L’intellectuelle devenue « bourgeoise » s’est mise à la hauteur de l’humble père conscient d’être issu de rien, hissant sa vie à force de travail, heureux d’avoir ainsi vaincu l’adversité, travaillant jusqu’à la dernière minute et surtout fier de la réussite de sa fille, incarnant pour lui dans le changement de caste un summum de la réussite, lui-même s’étant « résigné à ce que son commerce ne soit qu’une survivance qui disparaîtrait avec lui ».
Livre aussi du regret pour l’écrivaine, celui de l’hésitation à redescendre du piédestal, une certaine gêne à affronter la modestie de ses origines. Proximité relâchée, besoin d’inviter des copines, les efforts maladroits du père « bonjour, monsieur, comment ça va-ti ? », l’étudiant de sciences politiques qu’on amène à la maison, la cravate du père, le mariage. « Après, il ne nous a plus vus que de loin en loin ». Les retours solitaires à la maison « j’y allais seule, taisant les véritables raisons de l’indifférence de leur gendre … comment aurait-il pu (le gendre) se plaire en compagnie de braves gens, dont la gentillesse, reconnue de lui, ne compenserait jamais à ses yeux ce manque essentiel : une conversation spirituelle ».

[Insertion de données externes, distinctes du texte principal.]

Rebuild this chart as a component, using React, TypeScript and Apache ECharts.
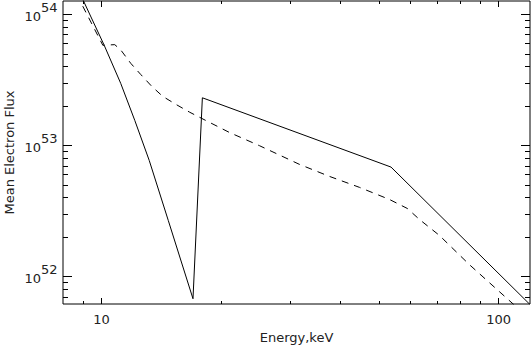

Les derniers jours passés au chevet du père, puis ceux qui ont suivi, ont fait surgir l’évidence de la fracture, une fracture personnelle qui est celle d’Annie Ernaux, qu’elle reconnait et assume avec une vraie humilité. Admirable. Mais le livre va plus loin. Bien qu’elle ne l’évoque jamais, l’histoire de l’auteur pourrait ramener le lecteur à son propre vécu, à la façon dont lui-même gère, va gérer ou a géré sa/ses fracture(s) générationnelle(s).